C. Overhead Costs (Biaya Overhead)
Overhead adalah bagian dari biaya tidak langsung yang dialokasikan menggunakan metode tertentu, seperti jam kerja mesin atau jam kerja tenaga kerja langsung. Dalam job-order costing, overhead dihitung berdasarkan tarif yang telah ditentukan sebelumnya (predetermined overhead rate).
3. Akumulasi Kos dalam Job-Order Costing
Proses akumulasi kos dalam job-order costing melibatkan pencatatan semua elemen biaya untuk setiap pekerjaan atau pesanan. Berikut adalah tahapan utamanya:
A. Pengumpulan Biaya
Setiap biaya yang terjadi selama proses produksi dikumpulkan berdasarkan kategori berikut:
- Bahan Langsung: Dicatat melalui formulir permintaan bahan (materials requisition form).
- Tenaga Kerja Langsung: Dicatat melalui kartu waktu (time ticket) untuk setiap karyawan.
- Overhead: Dihitung berdasarkan tarif overhead yang ditentukan sebelumnya.
B. Alokasi Biaya
Setelah biaya dikumpulkan, langkah berikutnya adalah mengalokasikan biaya ke setiap pekerjaan. Metode alokasi biasanya berdasarkan:
- Jam kerja langsung.
- Jam kerja mesin.
- Volume bahan baku.
C. Penyesuaian Akhir
Pada akhir periode, perusahaan membandingkan overhead yang dialokasikan dengan overhead aktual untuk memastikan tidak ada selisih material. Jika ada perbedaan, itu disebut sebagai overapplied atau underapplied overhead, yang kemudian disesuaikan dalam laporan keuangan.
4. Studi Kasus: Penerapan Job-Order Costing
Contoh Penerapan
Sebuah perusahaan furnitur menerima pesanan untuk 10 meja kayu khusus.

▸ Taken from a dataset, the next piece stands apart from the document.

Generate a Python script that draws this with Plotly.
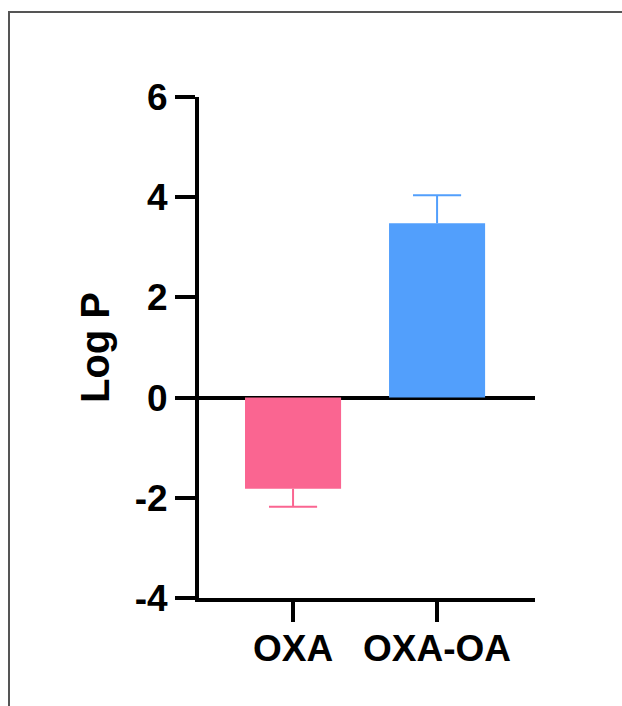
import plotly.graph_objects as go

categories = ["OXA", "OXA-OA"]
means = [-1.82, 3.48]
errors = [0.36, 0.56]
colors = ["#FA6591", "#529FFC"]
y_ticks = [-4, -2, 0, 2, 4, 6]
y_tick_text = ["-4", "-2", "0", "2", "4", "6"]

W, H = 622, 706
L, R, T, B = 199, 87, 97, 108
pw, ph = W - L - R, H - T - B
bar_w = 0.667
cap_half = 0.167

fig = go.Figure()
xs = list(range(len(categories)))
for i, m, e, col in zip(xs, means, errors, colors):
    fig.add_trace(go.Bar(
        x=[i], y=[m], width=bar_w, marker=dict(color=col, line=dict(width=0)),
        showlegend=False,
    ))
for i, m, e, col in zip(xs, means, errors, colors):
    tip = m + e if m >= 0 else m - e
    fig.add_trace(go.Scatter(
        x=[i, i, None, i - cap_half, i + cap_half], y=[m, tip, None, tip, tip],
        mode="lines", line=dict(color=col, width=2), showlegend=False, hoverinfo="skip",
    ))

font_family = "Liberation Sans, Arial, sans-serif"
fig.update_layout(
    width=W, height=H, margin=dict(l=L, r=R, t=T, b=B),
    paper_bgcolor="white", plot_bgcolor="white", barmode="overlay",
    font=dict(family=font_family, color="black"),
    xaxis=dict(range=[-0.653, 1.68], tickvals=xs, ticktext=categories,
               showline=True, linewidth=4, linecolor="black",
               ticks="outside", ticklen=20, tickwidth=4, tickcolor="black",
               ticklabelstandoff=-5,
               tickfont=dict(size=37, family=font_family, weight="bold"),
               showgrid=False, zeroline=False, fixedrange=True),
    yaxis=dict(range=[-4, 6], tickvals=y_ticks, ticktext=y_tick_text,
               showline=True, linewidth=4, linecolor="black",
               ticks="outside", ticklen=20, tickwidth=4, tickcolor="black",
               tickfont=dict(size=37, family=font_family, weight="bold"),
               showgrid=False, zeroline=True, zerolinecolor="black", zerolinewidth=4,
               title=dict(text="Log P", font=dict(size=40, family=font_family, weight="bold"), standoff=14),
               fixedrange=True),
    shapes=[dict(type="rect", xref="paper", yref="paper",
                 x0=(9 - L) / pw, x1=(W + 20 - L) / pw,
                 y0=(H - B - (H + 20)) / ph, y1=(H - B - 12) / ph,
                 line=dict(color="#555555", width=2), fillcolor="rgba(0,0,0,0)", layer="below")],
)

fig.write_html("out.html")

Proses job-order costing melibatkan langkah-langkah berikut:
- Bahan Langsung: Kayu sebesar Rp2.000.000 digunakan untuk pesanan tersebut.
- Tenaga Kerja Langsung: Tukang kayu menghabiskan 20 jam dengan upah Rp100.000 per jam, total Rp2.000.000.
- Overhead: Biaya overhead dialokasikan sebesar Rp1.000.000 berdasarkan jam kerja langsung.
Total Biaya Pesanan = Rp2.000.000 (bahan) + Rp2.000.000 (tenaga kerja) + Rp1.000.000 (overhead) = Rp5.000.000.
Analisis
Dengan mencatat biaya secara rinci, perusahaan dapat menentukan harga jual, misalnya dengan menambahkan margin keuntungan sebesar 20%, sehingga harga jual menjadi Rp6.000.000.
5. Pentingnya Job-Order Costing dalam Manajemen Keuangan
A. Penentuan Harga yang Akurat
Dengan mengklasifikasikan dan mengakumulasi biaya secara rinci, perusahaan dapat menentukan harga jual yang kompetitif dan menguntungkan.
B. Pengendalian Biaya
Job-order costing membantu manajer mengidentifikasi area yang memiliki potensi pemborosan atau biaya yang tidak efisien.
C. Evaluasi Kinerja
Metode ini memungkinkan perusahaan untuk mengevaluasi profitabilitas setiap pesanan, sehingga keputusan bisnis dapat lebih tepat sasaran.
Kesimpulan
Klasifikasi dan akumulasi kos dalam job-order costing memainkan peran penting dalam pengelolaan biaya produksi. Dengan memahami dan menerapkan pendekatan ini, perusahaan dapat mengoptimalkan penentuan harga, mengontrol biaya, dan meningkatkan profitabilitas. Job-order costing tidak hanya relevan bagi perusahaan manufaktur, tetapi juga sektor jasa yang menangani pesanan khusus.